▸ COLLECTED DATA:
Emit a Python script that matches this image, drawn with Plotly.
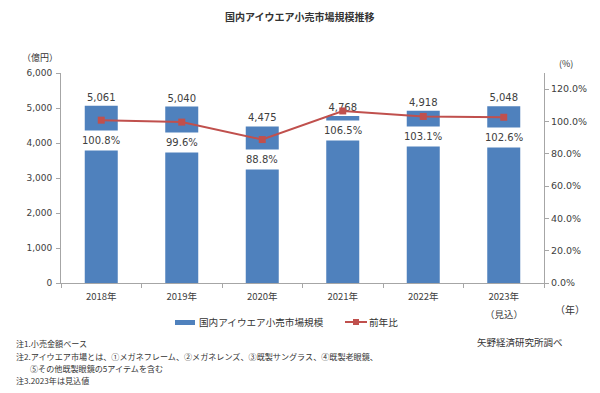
import plotly.graph_objects as go

years = ["2018年", "2019年", "2020年", "2021年", "2022年", "2023年"]
market = [5061, 5040, 4475, 4768, 4918, 5048]
yoy = [100.8, 99.6, 88.8, 106.5, 103.1, 102.6]
left_ticks = [0, 1000, 2000, 3000, 4000, 5000, 6000]
right_ticks = [0, 20, 40, 60, 80, 100, 120]
right_tick_labels = ["0.0%", "20.0%", "40.0%", "60.0%", "80.0%", "100.0%", "120.0%"]
series_names = ["国内アイウエア小売市場規模", "前年比"]
estimate_note = "（見込）"

BLUE = "#4F81BD"
RED = "#C0504D"
TXT = "#404040"
NUM_FONT = "DejaVu Sans"
JP_FONT = "Noto Sans CJK JP"

# the page body has an 8px margin, so the figure is drawn 8px smaller
W, H = 592, 385
L, R, T, B = 53, 56, 65, 110
PW, PH = W - L - R, H - T - B


def px(x):
    # reference-picture pixel x -> paper coordinate
    return (x - 8 - L) / PW


def py(y):
    return (H - B - (y - 8)) / PH


fig = go.Figure()
fig.add_trace(go.Bar(
    x=years, y=market, name=series_names[0],
    marker=dict(color=BLUE, line=dict(width=0)), width=0.41,
    text=market, texttemplate="%{y:,}", textposition="outside",
    textfont=dict(family=NUM_FONT, size=10, color=TXT), cliponaxis=False,
))
fig.add_trace(go.Scatter(
    x=years, y=yoy, name=series_names[1], yaxis="y2", mode="lines+markers",
    line=dict(color=RED, width=2), marker=dict(color=RED, size=7, symbol="square"),
))

annotations = []
for xv, v in zip(years, yoy):
    annotations.append(dict(
        x=xv, y=v, xref="x", yref="y2", text=f"{v:.1f}%", showarrow=False,
        yshift=-20, bgcolor="white", borderpad=4,
        font=dict(family=NUM_FONT, size=10, color=TXT),
    ))

annotations.append(dict(
    x=years[-1], y=py(314), xref="x", yref="paper", text=estimate_note, showarrow=False,
    yanchor="middle", font=dict(family=JP_FONT, size=9.5, color=TXT),
))


def note(text, x, y, xanchor="left", size=9, family=JP_FONT, color="#333333"):
    annotations.append(dict(
        x=px(x), y=py(y), xref="paper", yref="paper", text=text, showarrow=False,
        xanchor=xanchor, yanchor="middle", font=dict(family=family, size=size, color=color),
    ))


note("<b>国内アイウエア小売市場規模推移</b>", 300, 16, "center", 10, color="#333333")
note("（億円）", 20, 57, "left", 9)
note("(%)", 566, 64, "center", 9)
note("（年）", 570, 309, "center", 10)
note("注1.小売金額ベース", 14, 343, "left", 8.1)
note("注2.アイウエア市場とは、①メガネフレーム、②メガネレンズ、③既製サングラス、④既製老眼鏡、", 14, 356, "left", 8.1)
note("⑤その他既製眼鏡の5アイテムを含む", 28, 368, "left", 8.1)
note("注3.2023年は見込値", 14, 380, "left", 8.1)
note("矢野経済研究所調べ", 475, 342, "left", 9.5)

# custom legend
note(series_names[0], 197, 322, "left", 9.6)
note(series_names[1], 367, 322, "left", 9.6)
shapes = [
    dict(type="rect", xref="paper", yref="paper", x0=px(175), x1=px(195), y0=py(320), y1=py(325),
         fillcolor=BLUE, line=dict(width=0)),
    dict(type="line", xref="paper", yref="paper", x0=px(345), x1=px(367), y0=py(322), y1=py(322),
         line=dict(color=RED, width=2)),
    dict(type="rect", xref="paper", yref="paper", x0=px(353), x1=px(359), y0=py(319), y1=py(325),
         fillcolor=RED, line=dict(width=0)),
]

fig.update_layout(
    width=W, height=H, margin=dict(l=L, r=R, t=T, b=B),
    paper_bgcolor="white", plot_bgcolor="white",
    showlegend=False,
    xaxis=dict(
        showline=True, linecolor="#A6A6A6", ticks="outside", tickson="boundaries",
        ticklen=4, tickcolor="#A6A6A6", ticklabelstandoff=5,
        tickfont=dict(family=JP_FONT, size=9.5, color=TXT), showgrid=False,
    ),
    yaxis=dict(
        range=[0, 6000], tickvals=left_ticks, tickformat=",", showline=True,
        linecolor="#A6A6A6", ticks="outside", ticklen=4, tickcolor="#A6A6A6",
        ticklabelstandoff=2,
        tickfont=dict(family=NUM_FONT, size=9, color=TXT), showgrid=False, zeroline=False,
    ),
    yaxis2=dict(
        range=[0, 130], tickvals=right_ticks, ticktext=right_tick_labels,
        overlaying="y", side="right", showline=True, linecolor="#A6A6A6",
        ticks="outside", ticklen=4, tickcolor="#A6A6A6",
        tickfont=dict(family=NUM_FONT, size=9.5, color=TXT), showgrid=False, zeroline=False,
    ),
    annotations=annotations,
    shapes=shapes,
)

fig.write_html("out.html")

▸ INSTRUCTIONS TO FOLLOW: Up to and including the line with "return (H - B - (y - 8)) / PH", copy the data above from its first line. Skip pictures.

▸ RESPONSE TO THE EXERCISE:
Emit a Python script that matches this image, drawn with Plotly.
import plotly.graph_objects as go

years = ["2018年", "2019年", "2020年", "2021年", "2022年", "2023年"]
market = [5061, 5040, 4475, 4768, 4918, 5048]
yoy = [100.8, 99.6, 88.8, 106.5, 103.1, 102.6]
left_ticks = [0, 1000, 2000, 3000, 4000, 5000, 6000]
right_ticks = [0, 20, 40, 60, 80, 100, 120]
right_tick_labels = ["0.0%", "20.0%", "40.0%", "60.0%", "80.0%", "100.0%", "120.0%"]
series_names = ["国内アイウエア小売市場規模", "前年比"]
estimate_note = "（見込）"

BLUE = "#4F81BD"
RED = "#C0504D"
TXT = "#404040"
NUM_FONT = "DejaVu Sans"
JP_FONT = "Noto Sans CJK JP"

# the page body has an 8px margin, so the figure is drawn 8px smaller
W, H = 592, 385
L, R, T, B = 53, 56, 65, 110
PW, PH = W - L - R, H - T - B


def px(x):
    # reference-picture pixel x -> paper coordinate
    return (x - 8 - L) / PW


def py(y):
    return (H - B - (y - 8)) / PH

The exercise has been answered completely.